I consider myself blessed  beyond measure to have awesome, wise, wholehearted, and compassionate teachers around me at Barefoot Works. Meredith Swim hits it outta the yoga ballpark with this one. Grab a cuppa hot liquid goodness and savor these words.
“Beyond a wholesome discipline, be gentle with yourself. You are a child of the universe, no less than the trees and the stars; you have a right to be here.”

This beloved line from Max Ehrmann’s Desiderata gently guides me back to Self. Posted on the inside of my bedroom door (and for good reason), I catch snippets of the poem as I go about my day. Each time I read the line above, I am reawakened to its wisdom. The mental chatter dissolves as I take a conscious breath and I ground into the Present. I become aware of the emotional tension I’m holding in my shoulders, the anxiety grabbing my belly, and a tightness constricting my flow of my breath. My thoughts are a running wheel of negativity.
Be Gentle, the poem soothes. These past few months I’ve tried to be more compassionate toward myself, but just as Ehrmann advices it takes discipline to be gentle and kind to myself.

My Inner Critic (“Glee” fans, envision Sue Sylvester in the role) enjoys belittling my moments of triumph and amplifying my Bridget Jones mess-ups, such as referring to sequin skirts as sequence skirts in an email to a fashionista friend. “And you call yourself an English minor,” Sue sneers.

Cultivating compassion is not as sweet and rosy as I thought it once sounded. Instead of repressing the negative thought and replacing it with a cheery one, the Art of Compassion encourages me to greet the thought and deconstruct the threads of that misperception.

Similar to peeling back an onion, this unveiling process reveals old thought patterns and beliefs I’ve been harboring about my body and my personal worth. Sue’s voice sounds crueler and I can get easily believe in the unleashing of insecurities I’ve been holding onto since middle school (dang! I thought I was passed all that!!).

Here the real test begins and so does the genuine healing. I express compassion to the part of me that is self-conscious about my physical flaws. “Of course,” says the voice of Compassion (featuring Louise Hay, my favorite motivational healer), “in this competitive culture where you are constantly bombarded by images of perfected women how could you not be self-conscious about those scars on your legs?”
When I find my thoughts are self-sabotaging my personal worth, I travel back to the first time in elementary school I felt that pain. This journey to my fifth grade self is difficult. At times, I simply don’t want to revisit the memories, but that’s all the more reason to do so. I arrive to my Harry Potter loving fifth grade self and I tell her she’s worthy all happiness and greatness and that she is perfectly adequate. Her healing is my 22 year old self’s healing. So when I see that cute guy at the coffee shop I can feel truly worthy of his Ryan Gosling like smile (legit ;).
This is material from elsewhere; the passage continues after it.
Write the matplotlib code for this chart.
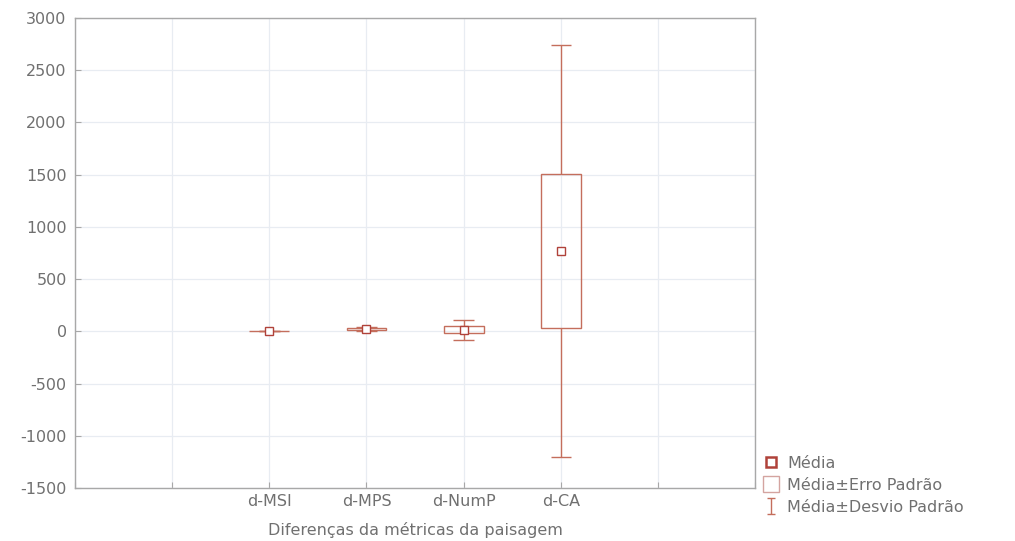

Max Ehrmann must have understood the inner Sue Sylvester to write, Beyond a wholesome discipline, be gentle with yourself. Practicing compassion toward yourself takes discipline, but it’s a discipline that frees yourself from the baggage of unnecessary negativity and thus, invites greater empathy for others into your heart.
So, as the holiday rush arrives, may you, sweet Yogis and blog visitors, be gentle with yourselves. Remember you are a child of the universe, no less than the trees and the stars; You have a right to be here. And you have every right to hold yourself in a compassionate light. 



Jen said...

You are so, so wise! Thank you for sharing this perspective on deconstructing negativity and compassion. I'm now trying to think of the characters who play my negative and compassionate voices :)

Kathy said...

i´ve reread this post of yours a handful of times. thank you.
your honest words have helped me arrive at my "word" for the year: acceptance. I REALLY enjoy your writing and wisdom.

Kathy said...


i really appreciate the honesty and thought you put into your posts. thank you. i have reread this post a handful of times and get something different out of it each time. you are not alone in our efforts to make our mind our ally.